AXA Seguros, S.A. De C.V. v Allianz Insurance plc (Allianz) and others [2011] EWHC 268 (Comm) concerned a claim for privilege in reports produced by an engineering firm in relation to damage to the Don Nogales highway in Mexico. AXA had insured a company which had responsibility for the Don Nogales highway. Allianz and others (the Reinsurers) reinsured AXA. The reinsurance policy only covered damage to highways constructed to "internationally acceptable standards". In 2001, Hurricane Juliette damaged parts of the highway. AXA and the Reinsurers appointed loss adjusters to investigate the loss. In addition, the Reinsurers appointed an engineering firm, Halcrow Group Limited (Halcrow), to inspect the highway. A dispute followed between AXA and its insured as a result of which AXA made a payment to its insured under the insurance policy. AXA then sought to recover from the Reinsurers. The Reinsurers denied liability and proceedings followed.

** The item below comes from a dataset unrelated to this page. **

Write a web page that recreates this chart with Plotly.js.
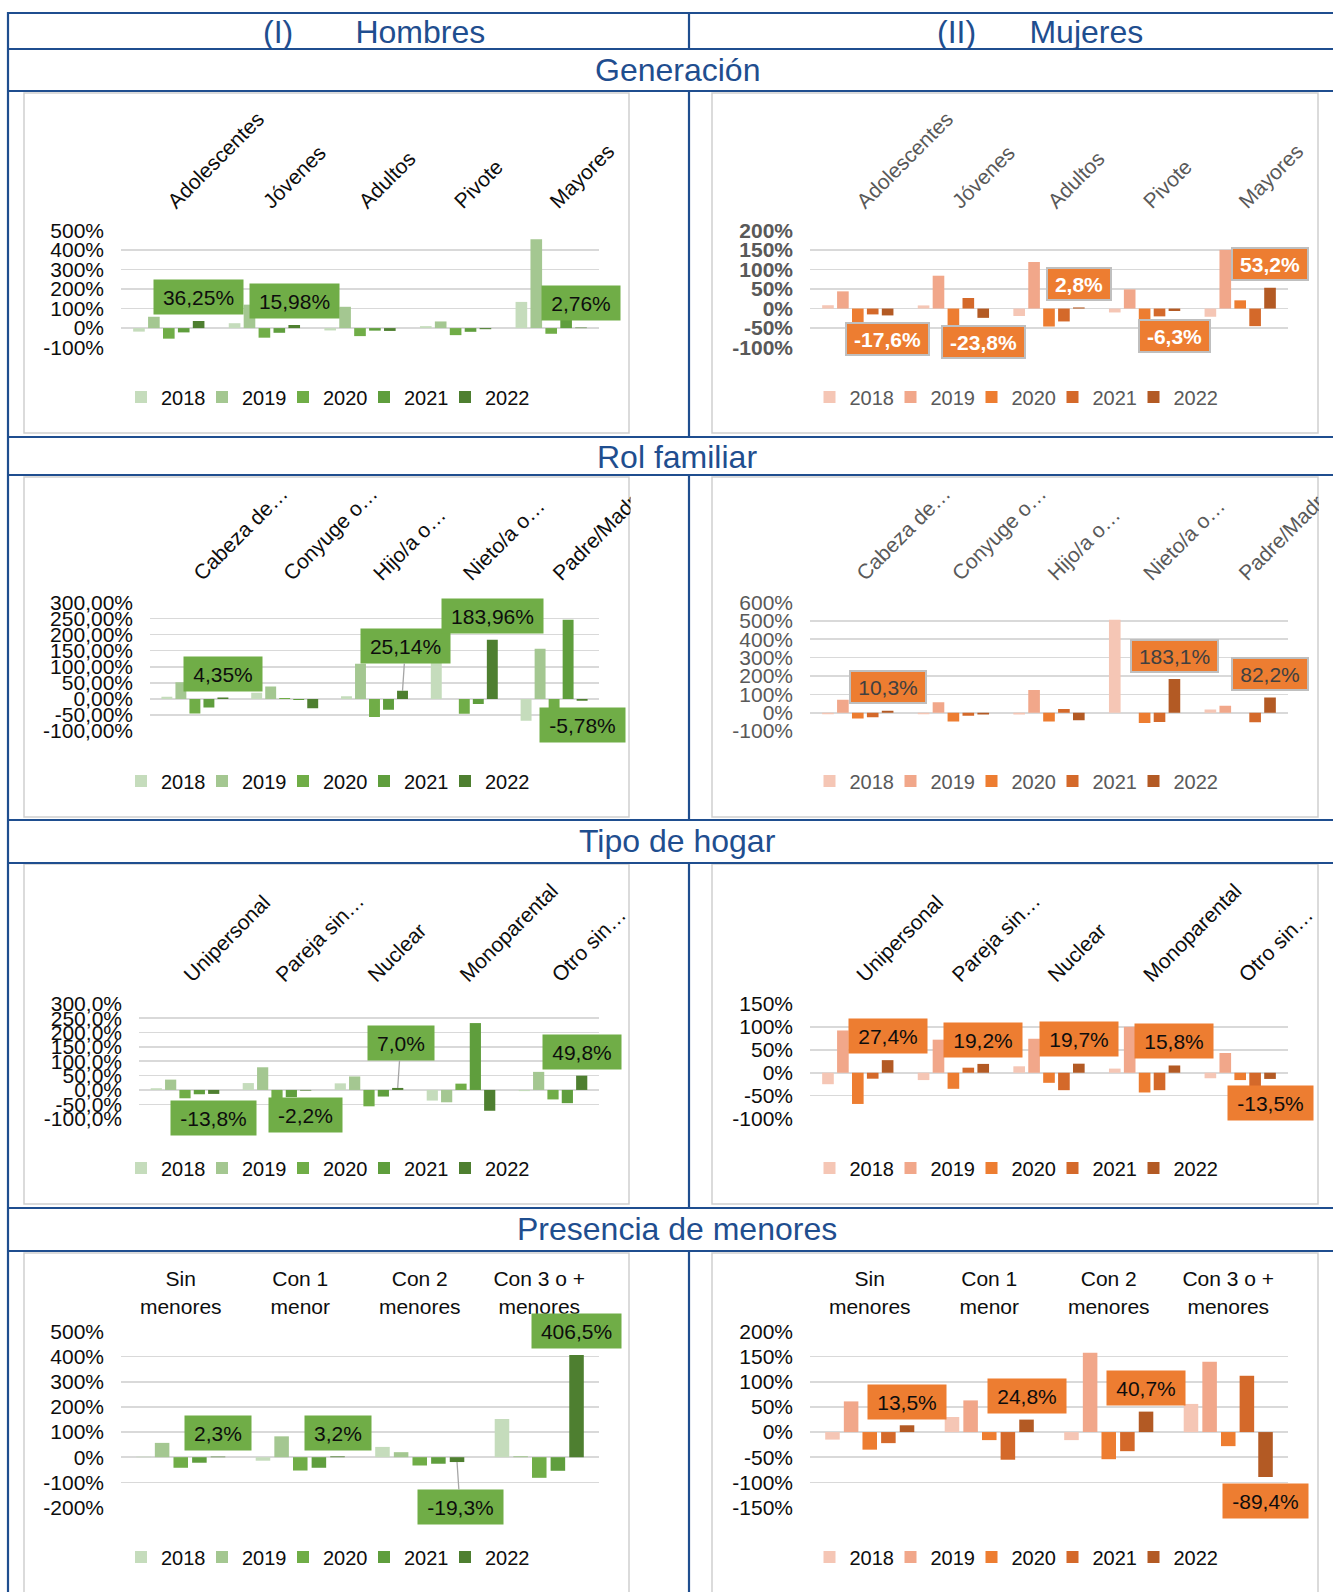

During the proceedings between AXA and the Reinsurers, an issue came before the Commercial Court concerning whether the reports produced by Halcrow were subject to litigation privilege. The Court noted that litigation privilege required two conditions to be satisfied: (1) litigation must be reasonably in prospect and not a mere possibility at the time that the document in question was created and (2) the document in question must have been made with either the sole or, at least, the dominant purpose of using it for obtaining advice about actual or anticipated litigation. In this case, the Court found that litigation was reasonably in prospect at the time the Halcrow reports were produced. However, the Court found that the reports were not produced for the sole or dominant purpose of using them for obtaining advice about the anticipated litigation. The issue in dispute between AXA and the Reinsurers was whether the highways had been constructed to internationally acceptable standards. The reports were produced to address this issue but they were also produced to address questions of quantum which were not in dispute between AXA and the Reinsurers. Therefore, the reports had a dual purpose, one of which was not in relation to the anticipated litigation. Accordingly, the reports were not privileged.

This case demonstrates the difficulties faced by parties attempting to claim litigation privilege in reports produced by third parties investigating the loss under the (re)insurance policy."